The central bank sold 42 million euro ($62.5 million) at 96.20 dinars per euro to slow the dinar's fall and boost market liquidity, a central bank spokesman told SeeNews.
The dinar was trading at 97.50 against the euro, weaker than 95.90-96.20 at Thursday's close before NBS stepped in at around 2 p.m. local time (1300 GMT), a bank dealer said, adding demand for dinars on behalf of banks’ clients was very weak.
The central bank, NBS, set its average reference exchange rate for Monday at 96.5657 dinars per euro, compared with 95.7965 for Friday.
“The central bank won’t intervene if the daily oscillations are below one percent. Today they were, so it stepped in,” the NBS spokesman said.
Another commercial bank dealer told SeeNews he expects the dinar to continue sliding in the following days with NBS intervening occasionally in its support to tame the fall.

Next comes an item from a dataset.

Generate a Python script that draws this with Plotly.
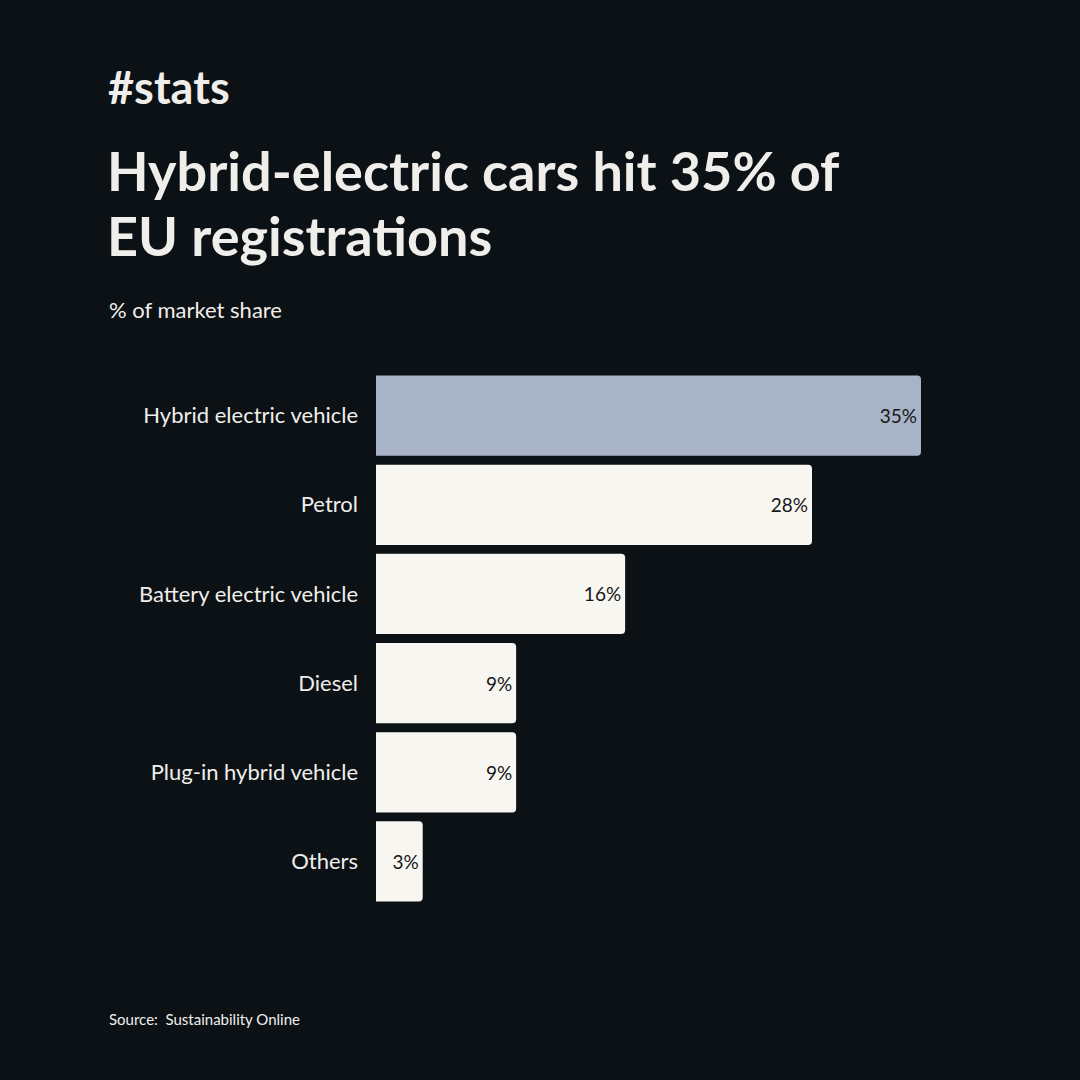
import plotly.graph_objects as go

# data
categories = ["Hybrid electric vehicle", "Petrol", "Battery electric vehicle",
              "Diesel", "Plug-in hybrid vehicle", "Others"]
shares = [35, 28, 16, 9, 9, 3]
highlight = "Hybrid electric vehicle"

BG = "#0b1115"
TXT = "#f0eeeb"
bar_colors = ["#a8b3c7" if c == highlight else "#f8f6f1" for c in categories]

W, H = 1080, 1080
L, R, T, B = 376, 921, 371, 906  # plot area in pixels


def px(x):
    return (x - L) / (R - L)


def py(y):
    return (B - y) / (B - T)


fig = go.Figure(go.Bar(
    x=shares,
    y=categories,
    orientation="h",
    marker=dict(color=bar_colors, line=dict(width=0)),
    text=[f"{v}%" for v in shares],
    textposition="inside",
    insidetextanchor="end",
    textangle=0,
    textfont=dict(family="Lato", size=19, color="#161616"),
    hoverinfo="skip",
))

fig.update_layout(
    width=W, height=H,
    paper_bgcolor=BG, plot_bgcolor=BG,
    margin=dict(l=L, r=W - R, t=T, b=H - B, pad=0),
    bargap=0.1,
    barcornerradius=4,
    showlegend=False,
    font=dict(family="Lato", color=TXT),
    xaxis=dict(range=[0, 35], visible=False, fixedrange=True),
    yaxis=dict(autorange="reversed", showgrid=False, zeroline=False,
               showline=False, ticks="", ticklabelstandoff=17,
               tickfont=dict(family="Lato", size=22, color=TXT)),
)

annotations = [
    dict(text="<b>#stats</b>", x=px(106), y=py(58), size=45),
    dict(text="<b>Hybrid-electric cars hit 35% of</b>", x=px(105), y=py(136), size=54),
    dict(text="<b>EU registrations</b>", x=px(105), y=py(201), size=54),
    dict(text="% of market share", x=px(107), y=py(294), size=22),
    dict(text="Source:  Sustainability Online", x=px(107), y=py(1008), size=15),
]
for a in annotations:
    fig.add_annotation(
        text=a["text"], x=a["x"], y=a["y"], xref="paper", yref="paper",
        xanchor="left", yanchor="top", align="left", showarrow=False,
        font=dict(family="Lato", size=a["size"], color=TXT),
    )

fig.write_html(
    "out.html",
    config={"displayModeBar": False},
    post_script="document.body.style.margin='0';"
                "document.body.style.background='#0b1115';",
)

The dinar has been weakening slowly against the euro since late October before speeding up its descent in the last 15 days, NBS data showed. It has lost about a fifth of its value since the end of the summer of 2008.
NBS bought and sold euro on a regular basis between the end of October 2008 and late February 2009 to prevent excessive daily oscillations of the exchange rate.
Last month, NBS cut to 20% from 25% the portion of mandatory reserve requirements on euro liabilities that commercial banks have to maintain in Serbian dinars, aiming to release dinar liquidity to banks and bring that portion back to its pre-crisis level.